Resto del campo de Rivesaltes, en el sur de Francia / E.G

Resto del campo de Rivesaltes, en el sur de Francia / E.G

Entre ellas las de María y Fátima, pero también la de prisioneros alemanes. No todos están dispuestos. Recientemente un alemán renunció a contar su historia en el último minuto. “Era un señor frágil que fue enrolado por la fuerza, pero tenía miedo de aportar su testimonio,  porque le iban a ‘tratar como un nazi’, dijo”, explica Roux. “La historia no es blanca o negra, es compleja”, sentencia la administradora.

Por su lado, María y Fátima esperaron un tiempo antes de contar su historia a sus propias familias. En 2003, Fátima escribió un libro, Hija de Harki, que le permitió abrirse a su hijos. “No es que quisiera esconder la historia, era pura necesidad”, dice Fátima. “Todavía hoy mi hijo no ha ido a ver Rivesaltes, creo que no está preparado”. Fátima tiene como proyecto volver con su madre y sus hermanas: “Yo aprendí a domar este lugar, pero ellas todavía no han vuelto y, cuando vayan, será doloroso”.

María también escondía su pasado a sus hijos. Empezó a contarlo gracias a una amiga profesora de español que vive en su mismo pueblo, La Voulte, a donde llegó nada más quedarse viuda.
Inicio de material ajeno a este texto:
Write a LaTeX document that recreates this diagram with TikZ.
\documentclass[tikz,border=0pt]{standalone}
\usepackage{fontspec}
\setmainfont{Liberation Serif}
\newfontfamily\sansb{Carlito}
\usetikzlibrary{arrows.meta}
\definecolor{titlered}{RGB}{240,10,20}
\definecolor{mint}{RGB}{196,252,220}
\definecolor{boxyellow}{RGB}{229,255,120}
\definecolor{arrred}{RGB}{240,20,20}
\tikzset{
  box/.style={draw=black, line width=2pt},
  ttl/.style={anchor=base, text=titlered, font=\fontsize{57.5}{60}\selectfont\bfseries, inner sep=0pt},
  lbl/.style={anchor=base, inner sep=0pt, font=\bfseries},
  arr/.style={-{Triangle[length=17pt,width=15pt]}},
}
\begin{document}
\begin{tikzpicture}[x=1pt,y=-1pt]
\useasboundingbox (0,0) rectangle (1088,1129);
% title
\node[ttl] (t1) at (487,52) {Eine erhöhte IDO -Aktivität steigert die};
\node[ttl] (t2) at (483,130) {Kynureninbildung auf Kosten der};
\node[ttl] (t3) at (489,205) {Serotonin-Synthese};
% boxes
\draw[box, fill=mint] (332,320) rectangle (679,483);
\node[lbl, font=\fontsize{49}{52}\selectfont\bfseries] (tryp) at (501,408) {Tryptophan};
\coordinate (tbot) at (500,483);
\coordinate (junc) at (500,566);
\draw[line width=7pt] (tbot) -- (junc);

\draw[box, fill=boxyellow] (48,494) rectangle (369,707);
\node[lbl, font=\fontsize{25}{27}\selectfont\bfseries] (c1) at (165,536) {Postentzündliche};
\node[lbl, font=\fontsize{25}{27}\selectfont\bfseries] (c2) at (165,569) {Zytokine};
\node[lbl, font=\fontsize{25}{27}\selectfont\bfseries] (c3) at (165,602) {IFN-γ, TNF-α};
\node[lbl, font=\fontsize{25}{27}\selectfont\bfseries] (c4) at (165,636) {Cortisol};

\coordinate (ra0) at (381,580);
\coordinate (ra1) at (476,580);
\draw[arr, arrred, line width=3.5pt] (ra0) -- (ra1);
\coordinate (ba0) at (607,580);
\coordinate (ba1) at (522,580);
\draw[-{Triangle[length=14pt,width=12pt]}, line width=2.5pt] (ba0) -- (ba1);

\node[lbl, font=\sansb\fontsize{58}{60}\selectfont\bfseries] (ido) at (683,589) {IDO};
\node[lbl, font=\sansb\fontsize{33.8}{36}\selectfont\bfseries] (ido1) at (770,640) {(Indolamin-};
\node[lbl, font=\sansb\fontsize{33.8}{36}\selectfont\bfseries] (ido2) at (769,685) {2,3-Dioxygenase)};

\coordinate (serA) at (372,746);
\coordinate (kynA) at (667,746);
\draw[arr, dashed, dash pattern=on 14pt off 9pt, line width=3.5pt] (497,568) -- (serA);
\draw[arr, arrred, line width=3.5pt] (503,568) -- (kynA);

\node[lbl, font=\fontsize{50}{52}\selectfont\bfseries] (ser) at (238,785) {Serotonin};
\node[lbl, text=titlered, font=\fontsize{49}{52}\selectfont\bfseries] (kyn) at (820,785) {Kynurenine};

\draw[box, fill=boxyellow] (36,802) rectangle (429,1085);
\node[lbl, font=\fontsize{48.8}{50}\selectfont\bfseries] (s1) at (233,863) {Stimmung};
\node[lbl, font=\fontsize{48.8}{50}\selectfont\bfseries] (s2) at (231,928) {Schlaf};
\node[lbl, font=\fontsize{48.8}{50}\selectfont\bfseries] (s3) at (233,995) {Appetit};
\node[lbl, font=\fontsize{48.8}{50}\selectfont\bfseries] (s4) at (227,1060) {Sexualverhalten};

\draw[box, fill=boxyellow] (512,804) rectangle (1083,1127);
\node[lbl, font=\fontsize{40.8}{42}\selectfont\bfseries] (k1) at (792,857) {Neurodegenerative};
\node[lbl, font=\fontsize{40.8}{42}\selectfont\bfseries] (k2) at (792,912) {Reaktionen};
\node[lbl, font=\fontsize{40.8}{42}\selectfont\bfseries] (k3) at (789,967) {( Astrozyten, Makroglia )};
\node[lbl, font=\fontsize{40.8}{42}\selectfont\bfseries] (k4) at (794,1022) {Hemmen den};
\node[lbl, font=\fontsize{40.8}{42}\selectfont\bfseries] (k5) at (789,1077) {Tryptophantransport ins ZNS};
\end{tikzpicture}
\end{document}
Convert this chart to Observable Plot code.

Sus hijos tienen ahora más de 50 años y nunca les había contado la historia de los campos franceses. “Era para protegerles de algo muy duro, fue mi manera de educar a mis hijos… Pero ahora siento que tengo este deber”, justifica. “Volví a España hace unos años y vi a jóvenes sacar los restos de sus abuelos de las cunetas. Se mueven ellos… Otros bajaron la mirada como yo, evitaban hablar de ello para no hacer sufrir. Pero hoy creo que es mi deber… Y espero que pase lo mismo en España”.